Exercise brief: The lines from the beginning of the records below through the one holding "1.0057, 1.0051, 1.0029]" are to be copied exactly; leave the pictures out.

[Saved entries]

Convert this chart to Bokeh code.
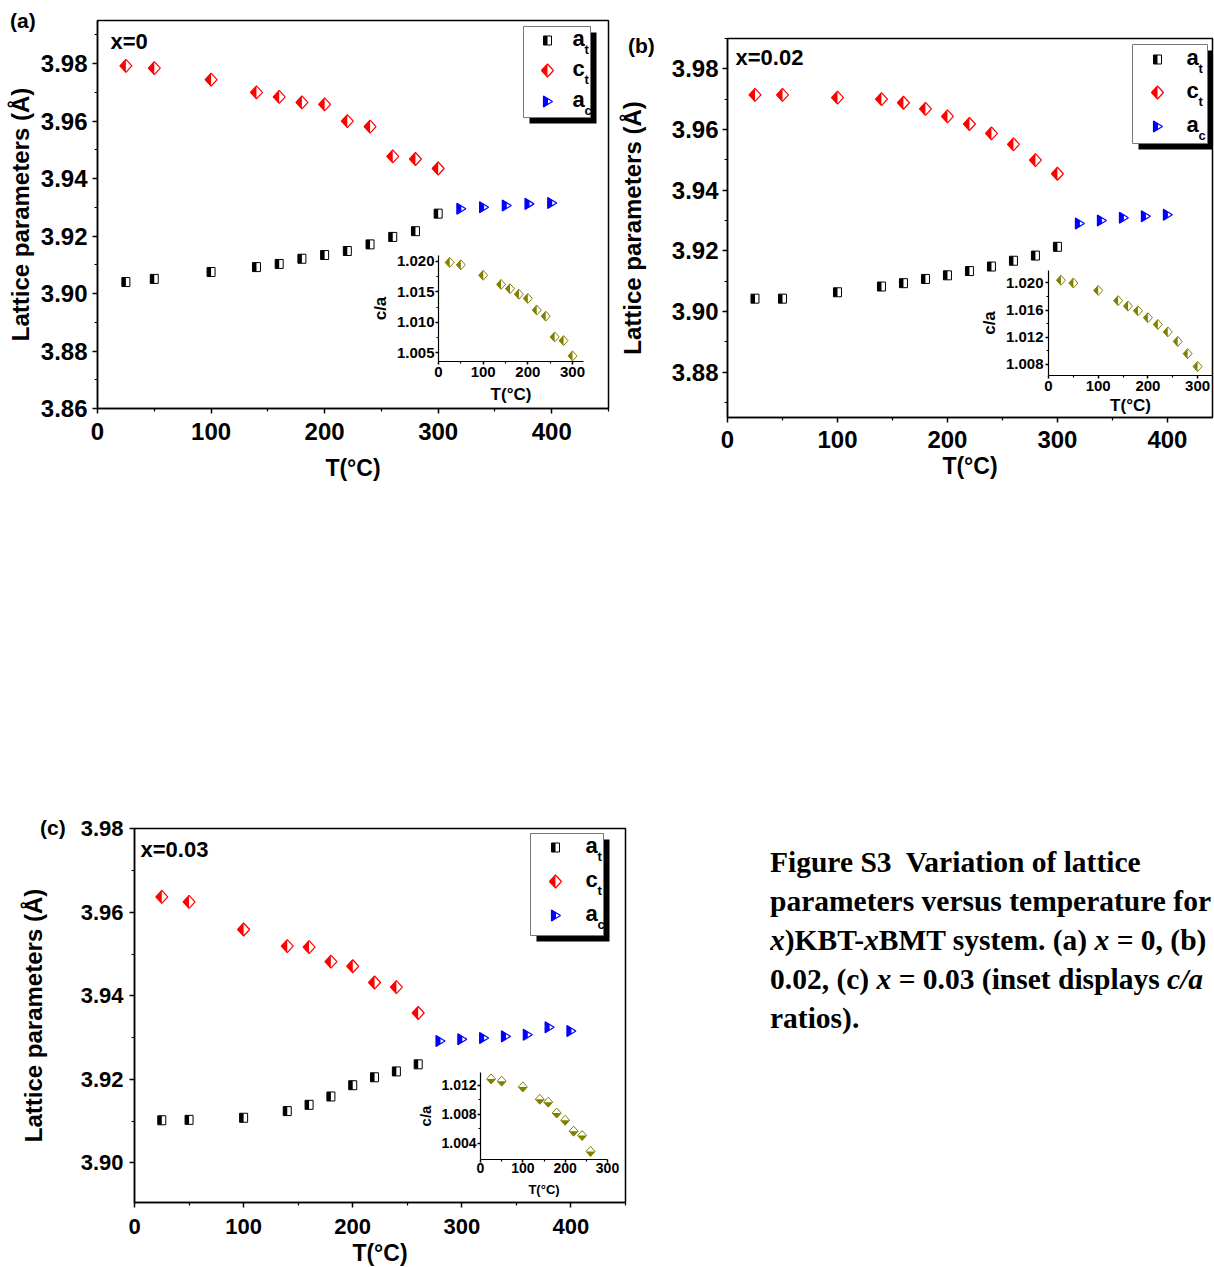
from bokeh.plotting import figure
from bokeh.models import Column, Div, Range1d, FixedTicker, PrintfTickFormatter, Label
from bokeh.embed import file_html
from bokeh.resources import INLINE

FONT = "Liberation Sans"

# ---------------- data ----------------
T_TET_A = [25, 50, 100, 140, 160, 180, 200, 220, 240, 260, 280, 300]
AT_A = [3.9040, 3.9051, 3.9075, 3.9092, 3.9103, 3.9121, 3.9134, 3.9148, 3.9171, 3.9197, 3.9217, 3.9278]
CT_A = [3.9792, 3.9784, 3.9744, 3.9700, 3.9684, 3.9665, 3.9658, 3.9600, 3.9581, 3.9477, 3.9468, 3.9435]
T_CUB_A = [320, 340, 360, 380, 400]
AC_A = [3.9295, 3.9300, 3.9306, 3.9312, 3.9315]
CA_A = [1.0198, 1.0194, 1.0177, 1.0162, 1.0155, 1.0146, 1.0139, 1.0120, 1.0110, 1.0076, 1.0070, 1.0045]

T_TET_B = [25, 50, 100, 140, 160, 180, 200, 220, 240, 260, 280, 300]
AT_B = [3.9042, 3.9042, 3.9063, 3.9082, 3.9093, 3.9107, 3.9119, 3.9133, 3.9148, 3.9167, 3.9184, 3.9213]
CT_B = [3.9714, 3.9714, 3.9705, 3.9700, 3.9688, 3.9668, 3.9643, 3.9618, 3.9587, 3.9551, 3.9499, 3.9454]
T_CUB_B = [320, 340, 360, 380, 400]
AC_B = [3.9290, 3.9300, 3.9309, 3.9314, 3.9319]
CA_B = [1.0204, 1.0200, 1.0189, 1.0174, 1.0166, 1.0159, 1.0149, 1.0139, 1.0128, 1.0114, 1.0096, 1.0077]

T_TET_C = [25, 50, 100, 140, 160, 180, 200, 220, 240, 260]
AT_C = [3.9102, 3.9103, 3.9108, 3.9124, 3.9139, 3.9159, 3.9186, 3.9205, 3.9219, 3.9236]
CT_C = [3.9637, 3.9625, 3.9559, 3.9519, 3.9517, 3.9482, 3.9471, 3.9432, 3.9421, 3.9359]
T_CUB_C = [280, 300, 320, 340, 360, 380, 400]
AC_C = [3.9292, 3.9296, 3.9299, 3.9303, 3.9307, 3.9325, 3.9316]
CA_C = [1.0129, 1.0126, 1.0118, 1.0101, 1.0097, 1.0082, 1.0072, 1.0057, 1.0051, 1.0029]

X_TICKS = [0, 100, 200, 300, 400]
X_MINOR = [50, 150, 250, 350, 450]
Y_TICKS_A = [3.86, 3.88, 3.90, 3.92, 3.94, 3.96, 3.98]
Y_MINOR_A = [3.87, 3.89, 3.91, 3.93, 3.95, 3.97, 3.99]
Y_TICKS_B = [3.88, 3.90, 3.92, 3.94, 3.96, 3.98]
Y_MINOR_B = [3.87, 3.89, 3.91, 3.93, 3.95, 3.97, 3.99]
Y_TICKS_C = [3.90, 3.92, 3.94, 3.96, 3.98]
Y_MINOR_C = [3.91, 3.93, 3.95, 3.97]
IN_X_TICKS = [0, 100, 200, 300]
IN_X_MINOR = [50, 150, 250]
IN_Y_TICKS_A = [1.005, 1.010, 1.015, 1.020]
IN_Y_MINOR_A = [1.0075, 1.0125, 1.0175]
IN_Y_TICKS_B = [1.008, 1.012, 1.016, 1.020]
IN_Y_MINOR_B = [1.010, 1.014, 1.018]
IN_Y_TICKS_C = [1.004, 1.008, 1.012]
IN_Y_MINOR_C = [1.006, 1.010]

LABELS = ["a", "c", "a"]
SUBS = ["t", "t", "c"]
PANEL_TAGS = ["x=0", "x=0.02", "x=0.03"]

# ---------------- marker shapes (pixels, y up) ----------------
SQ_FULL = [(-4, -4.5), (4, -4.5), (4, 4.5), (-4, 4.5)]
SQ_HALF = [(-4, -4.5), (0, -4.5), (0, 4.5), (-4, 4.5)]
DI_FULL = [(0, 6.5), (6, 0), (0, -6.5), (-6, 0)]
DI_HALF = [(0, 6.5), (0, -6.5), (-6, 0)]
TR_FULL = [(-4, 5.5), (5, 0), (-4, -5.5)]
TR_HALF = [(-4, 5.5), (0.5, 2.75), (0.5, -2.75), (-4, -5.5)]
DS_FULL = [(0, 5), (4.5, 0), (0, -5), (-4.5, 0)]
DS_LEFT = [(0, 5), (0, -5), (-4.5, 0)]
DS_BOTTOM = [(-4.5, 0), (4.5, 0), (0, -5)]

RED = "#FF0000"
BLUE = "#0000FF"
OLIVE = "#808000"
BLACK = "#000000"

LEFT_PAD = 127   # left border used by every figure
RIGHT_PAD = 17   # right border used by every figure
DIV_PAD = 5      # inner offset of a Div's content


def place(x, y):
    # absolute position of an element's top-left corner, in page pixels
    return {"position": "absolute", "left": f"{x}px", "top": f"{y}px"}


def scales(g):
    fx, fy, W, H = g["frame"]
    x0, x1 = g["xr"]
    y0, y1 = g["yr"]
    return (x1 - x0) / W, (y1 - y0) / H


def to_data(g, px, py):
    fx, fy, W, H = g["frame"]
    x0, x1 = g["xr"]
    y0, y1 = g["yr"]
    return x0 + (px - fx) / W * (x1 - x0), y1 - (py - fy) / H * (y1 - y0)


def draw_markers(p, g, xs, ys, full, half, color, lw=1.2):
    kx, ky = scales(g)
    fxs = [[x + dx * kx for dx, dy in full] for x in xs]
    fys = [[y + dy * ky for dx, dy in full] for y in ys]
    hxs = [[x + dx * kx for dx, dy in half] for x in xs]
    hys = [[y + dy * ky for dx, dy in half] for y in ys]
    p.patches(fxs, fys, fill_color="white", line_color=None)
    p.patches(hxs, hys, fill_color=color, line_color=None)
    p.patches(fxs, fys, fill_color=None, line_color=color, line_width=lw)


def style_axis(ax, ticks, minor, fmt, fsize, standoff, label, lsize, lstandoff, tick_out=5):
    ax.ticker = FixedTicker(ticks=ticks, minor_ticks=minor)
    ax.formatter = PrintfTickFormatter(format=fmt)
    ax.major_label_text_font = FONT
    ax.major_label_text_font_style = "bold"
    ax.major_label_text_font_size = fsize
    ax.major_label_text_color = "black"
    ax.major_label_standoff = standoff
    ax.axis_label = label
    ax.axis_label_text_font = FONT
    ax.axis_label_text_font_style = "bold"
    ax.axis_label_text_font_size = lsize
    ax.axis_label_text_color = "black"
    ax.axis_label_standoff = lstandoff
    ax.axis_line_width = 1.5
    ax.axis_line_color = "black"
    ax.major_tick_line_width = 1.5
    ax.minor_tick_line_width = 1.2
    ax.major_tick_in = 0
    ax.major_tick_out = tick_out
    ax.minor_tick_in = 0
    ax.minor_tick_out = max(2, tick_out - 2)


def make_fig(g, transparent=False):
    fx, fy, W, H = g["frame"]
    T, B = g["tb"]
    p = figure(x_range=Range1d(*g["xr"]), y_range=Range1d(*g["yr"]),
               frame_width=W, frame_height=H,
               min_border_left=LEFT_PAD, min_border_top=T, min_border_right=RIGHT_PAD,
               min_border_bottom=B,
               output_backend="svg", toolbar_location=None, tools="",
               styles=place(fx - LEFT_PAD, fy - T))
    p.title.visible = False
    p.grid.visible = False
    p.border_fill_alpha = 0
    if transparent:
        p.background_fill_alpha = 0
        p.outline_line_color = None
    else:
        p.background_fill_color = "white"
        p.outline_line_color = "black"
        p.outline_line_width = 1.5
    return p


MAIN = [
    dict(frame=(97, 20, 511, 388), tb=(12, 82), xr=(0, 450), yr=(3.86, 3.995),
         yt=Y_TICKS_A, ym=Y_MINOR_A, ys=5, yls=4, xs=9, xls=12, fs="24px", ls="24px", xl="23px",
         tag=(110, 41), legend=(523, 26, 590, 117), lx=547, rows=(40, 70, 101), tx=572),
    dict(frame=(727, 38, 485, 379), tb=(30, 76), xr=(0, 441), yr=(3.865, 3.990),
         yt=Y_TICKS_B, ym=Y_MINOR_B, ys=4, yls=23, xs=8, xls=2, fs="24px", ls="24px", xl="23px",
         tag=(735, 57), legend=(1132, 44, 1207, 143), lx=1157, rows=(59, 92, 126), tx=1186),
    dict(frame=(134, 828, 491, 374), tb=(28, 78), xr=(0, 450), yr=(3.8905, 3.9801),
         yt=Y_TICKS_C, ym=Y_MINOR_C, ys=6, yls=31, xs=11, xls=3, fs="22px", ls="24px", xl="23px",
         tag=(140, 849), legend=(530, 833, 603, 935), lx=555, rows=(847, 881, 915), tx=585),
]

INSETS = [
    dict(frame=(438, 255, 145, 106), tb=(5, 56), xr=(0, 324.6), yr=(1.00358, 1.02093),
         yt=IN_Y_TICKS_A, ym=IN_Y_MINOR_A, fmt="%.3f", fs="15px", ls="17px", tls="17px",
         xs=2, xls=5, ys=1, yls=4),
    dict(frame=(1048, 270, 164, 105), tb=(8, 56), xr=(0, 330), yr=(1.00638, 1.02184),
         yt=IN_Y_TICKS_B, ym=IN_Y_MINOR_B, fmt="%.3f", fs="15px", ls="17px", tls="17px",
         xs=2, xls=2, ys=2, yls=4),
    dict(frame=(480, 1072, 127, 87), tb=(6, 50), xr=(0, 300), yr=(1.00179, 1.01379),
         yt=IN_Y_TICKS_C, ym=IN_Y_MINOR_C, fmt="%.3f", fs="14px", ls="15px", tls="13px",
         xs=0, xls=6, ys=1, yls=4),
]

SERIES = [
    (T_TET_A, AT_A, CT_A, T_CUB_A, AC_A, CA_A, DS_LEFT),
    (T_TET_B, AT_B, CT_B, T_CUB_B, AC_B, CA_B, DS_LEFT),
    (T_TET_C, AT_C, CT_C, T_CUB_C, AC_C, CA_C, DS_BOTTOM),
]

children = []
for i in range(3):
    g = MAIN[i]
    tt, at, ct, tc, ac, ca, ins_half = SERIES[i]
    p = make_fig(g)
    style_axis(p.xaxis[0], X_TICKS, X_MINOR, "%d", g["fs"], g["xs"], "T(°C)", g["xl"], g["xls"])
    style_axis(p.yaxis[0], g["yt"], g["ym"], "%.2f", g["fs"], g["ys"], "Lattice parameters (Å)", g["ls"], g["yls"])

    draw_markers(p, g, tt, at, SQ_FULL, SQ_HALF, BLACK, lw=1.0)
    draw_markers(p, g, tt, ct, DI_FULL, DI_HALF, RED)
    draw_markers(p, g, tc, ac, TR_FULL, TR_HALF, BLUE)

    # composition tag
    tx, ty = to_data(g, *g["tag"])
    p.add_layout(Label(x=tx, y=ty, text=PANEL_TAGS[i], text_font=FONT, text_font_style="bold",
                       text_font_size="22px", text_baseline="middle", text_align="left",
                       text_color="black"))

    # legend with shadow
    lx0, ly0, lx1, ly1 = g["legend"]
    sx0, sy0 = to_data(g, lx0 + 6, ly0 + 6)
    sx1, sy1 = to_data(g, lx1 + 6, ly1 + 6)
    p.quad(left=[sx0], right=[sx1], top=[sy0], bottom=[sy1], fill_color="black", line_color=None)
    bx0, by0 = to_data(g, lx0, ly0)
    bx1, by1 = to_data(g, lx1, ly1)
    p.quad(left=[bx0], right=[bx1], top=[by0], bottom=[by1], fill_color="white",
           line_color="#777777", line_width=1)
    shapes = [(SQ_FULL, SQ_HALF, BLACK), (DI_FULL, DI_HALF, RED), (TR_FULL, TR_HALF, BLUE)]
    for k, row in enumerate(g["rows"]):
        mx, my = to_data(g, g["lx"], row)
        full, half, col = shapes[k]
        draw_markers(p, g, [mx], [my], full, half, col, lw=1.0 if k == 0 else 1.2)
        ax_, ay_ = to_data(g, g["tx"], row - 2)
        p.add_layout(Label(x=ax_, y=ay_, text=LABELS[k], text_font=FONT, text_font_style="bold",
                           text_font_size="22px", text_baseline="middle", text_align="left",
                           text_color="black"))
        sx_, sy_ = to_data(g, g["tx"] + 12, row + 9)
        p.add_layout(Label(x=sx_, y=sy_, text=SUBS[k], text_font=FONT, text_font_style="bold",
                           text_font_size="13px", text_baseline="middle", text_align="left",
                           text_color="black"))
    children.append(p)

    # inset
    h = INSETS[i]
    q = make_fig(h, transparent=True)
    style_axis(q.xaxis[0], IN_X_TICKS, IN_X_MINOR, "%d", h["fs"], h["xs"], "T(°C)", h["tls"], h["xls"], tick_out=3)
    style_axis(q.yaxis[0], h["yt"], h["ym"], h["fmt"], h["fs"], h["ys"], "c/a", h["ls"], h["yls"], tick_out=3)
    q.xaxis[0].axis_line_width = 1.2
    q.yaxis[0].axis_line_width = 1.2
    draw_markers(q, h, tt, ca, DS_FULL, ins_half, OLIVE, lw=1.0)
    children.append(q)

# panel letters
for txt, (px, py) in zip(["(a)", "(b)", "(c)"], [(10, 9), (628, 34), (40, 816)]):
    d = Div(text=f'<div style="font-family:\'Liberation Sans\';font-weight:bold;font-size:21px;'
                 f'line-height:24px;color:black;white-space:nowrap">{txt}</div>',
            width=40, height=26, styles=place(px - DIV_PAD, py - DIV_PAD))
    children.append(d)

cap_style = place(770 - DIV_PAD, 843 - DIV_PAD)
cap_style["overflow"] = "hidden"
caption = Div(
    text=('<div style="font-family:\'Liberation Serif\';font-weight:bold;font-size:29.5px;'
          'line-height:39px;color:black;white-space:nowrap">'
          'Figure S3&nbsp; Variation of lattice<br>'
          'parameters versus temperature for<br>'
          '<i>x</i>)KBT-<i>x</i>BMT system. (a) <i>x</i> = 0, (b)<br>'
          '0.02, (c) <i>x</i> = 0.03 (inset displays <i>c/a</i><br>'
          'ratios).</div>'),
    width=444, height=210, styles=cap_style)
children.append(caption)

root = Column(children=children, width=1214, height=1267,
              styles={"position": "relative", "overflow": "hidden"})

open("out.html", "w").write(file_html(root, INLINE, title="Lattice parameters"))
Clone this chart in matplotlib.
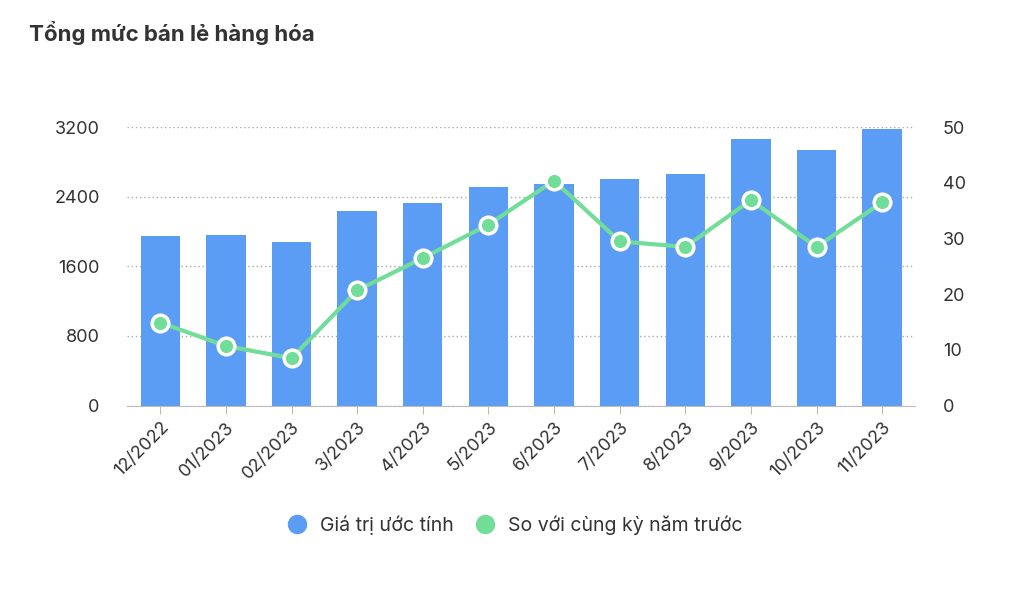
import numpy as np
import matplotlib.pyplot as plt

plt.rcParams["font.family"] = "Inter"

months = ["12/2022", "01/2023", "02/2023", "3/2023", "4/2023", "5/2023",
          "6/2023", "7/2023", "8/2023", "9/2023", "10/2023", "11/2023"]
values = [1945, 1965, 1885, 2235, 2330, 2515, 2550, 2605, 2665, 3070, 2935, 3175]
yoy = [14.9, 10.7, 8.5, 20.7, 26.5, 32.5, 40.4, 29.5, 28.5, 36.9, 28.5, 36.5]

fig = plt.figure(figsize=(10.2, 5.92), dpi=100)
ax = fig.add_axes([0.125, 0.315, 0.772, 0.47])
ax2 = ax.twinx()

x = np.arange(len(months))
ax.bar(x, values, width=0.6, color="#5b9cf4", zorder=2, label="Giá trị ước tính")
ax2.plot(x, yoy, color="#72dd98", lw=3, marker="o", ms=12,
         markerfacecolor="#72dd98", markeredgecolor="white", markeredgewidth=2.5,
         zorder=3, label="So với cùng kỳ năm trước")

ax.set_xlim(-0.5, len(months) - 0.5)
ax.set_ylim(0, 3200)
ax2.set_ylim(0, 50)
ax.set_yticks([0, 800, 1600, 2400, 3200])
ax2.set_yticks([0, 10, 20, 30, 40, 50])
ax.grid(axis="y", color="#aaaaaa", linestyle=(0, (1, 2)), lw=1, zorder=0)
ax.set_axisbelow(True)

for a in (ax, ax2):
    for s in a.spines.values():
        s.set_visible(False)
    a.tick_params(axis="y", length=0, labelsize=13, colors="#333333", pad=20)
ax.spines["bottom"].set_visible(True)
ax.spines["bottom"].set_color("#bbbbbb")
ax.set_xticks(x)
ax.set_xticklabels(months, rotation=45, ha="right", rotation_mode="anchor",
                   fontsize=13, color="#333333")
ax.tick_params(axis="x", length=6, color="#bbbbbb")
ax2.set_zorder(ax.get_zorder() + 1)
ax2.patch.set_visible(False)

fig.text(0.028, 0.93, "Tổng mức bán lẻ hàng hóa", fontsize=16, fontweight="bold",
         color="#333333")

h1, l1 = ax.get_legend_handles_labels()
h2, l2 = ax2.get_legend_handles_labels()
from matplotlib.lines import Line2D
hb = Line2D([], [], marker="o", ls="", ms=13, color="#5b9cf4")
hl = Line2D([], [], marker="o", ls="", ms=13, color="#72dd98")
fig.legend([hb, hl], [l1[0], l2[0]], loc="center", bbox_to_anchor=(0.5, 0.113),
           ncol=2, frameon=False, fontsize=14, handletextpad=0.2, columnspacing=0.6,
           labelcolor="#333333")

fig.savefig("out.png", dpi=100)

Exercise result:
Convert this chart to Bokeh code.
from bokeh.plotting import figure
from bokeh.models import Column, Div, Range1d, FixedTicker, PrintfTickFormatter, Label
from bokeh.embed import file_html
from bokeh.resources import INLINE

FONT = "Liberation Sans"

# ---------------- data ----------------
T_TET_A = [25, 50, 100, 140, 160, 180, 200, 220, 240, 260, 280, 300]
AT_A = [3.9040, 3.9051, 3.9075, 3.9092, 3.9103, 3.9121, 3.9134, 3.9148, 3.9171, 3.9197, 3.9217, 3.9278]
CT_A = [3.9792, 3.9784, 3.9744, 3.9700, 3.9684, 3.9665, 3.9658, 3.9600, 3.9581, 3.9477, 3.9468, 3.9435]
T_CUB_A = [320, 340, 360, 380, 400]
AC_A = [3.9295, 3.9300, 3.9306, 3.9312, 3.9315]
CA_A = [1.0198, 1.0194, 1.0177, 1.0162, 1.0155, 1.0146, 1.0139, 1.0120, 1.0110, 1.0076, 1.0070, 1.0045]

T_TET_B = [25, 50, 100, 140, 160, 180, 200, 220, 240, 260, 280, 300]
AT_B = [3.9042, 3.9042, 3.9063, 3.9082, 3.9093, 3.9107, 3.9119, 3.9133, 3.9148, 3.9167, 3.9184, 3.9213]
CT_B = [3.9714, 3.9714, 3.9705, 3.9700, 3.9688, 3.9668, 3.9643, 3.9618, 3.9587, 3.9551, 3.9499, 3.9454]
T_CUB_B = [320, 340, 360, 380, 400]
AC_B = [3.9290, 3.9300, 3.9309, 3.9314, 3.9319]
CA_B = [1.0204, 1.0200, 1.0189, 1.0174, 1.0166, 1.0159, 1.0149, 1.0139, 1.0128, 1.0114, 1.0096, 1.0077]

T_TET_C = [25, 50, 100, 140, 160, 180, 200, 220, 240, 260]
AT_C = [3.9102, 3.9103, 3.9108, 3.9124, 3.9139, 3.9159, 3.9186, 3.9205, 3.9219, 3.9236]
CT_C = [3.9637, 3.9625, 3.9559, 3.9519, 3.9517, 3.9482, 3.9471, 3.9432, 3.9421, 3.9359]
T_CUB_C = [280, 300, 320, 340, 360, 380, 400]
AC_C = [3.9292, 3.9296, 3.9299, 3.9303, 3.9307, 3.9325, 3.9316]
CA_C = [1.0129, 1.0126, 1.0118, 1.0101, 1.0097, 1.0082, 1.0072, 1.0057, 1.0051, 1.0029]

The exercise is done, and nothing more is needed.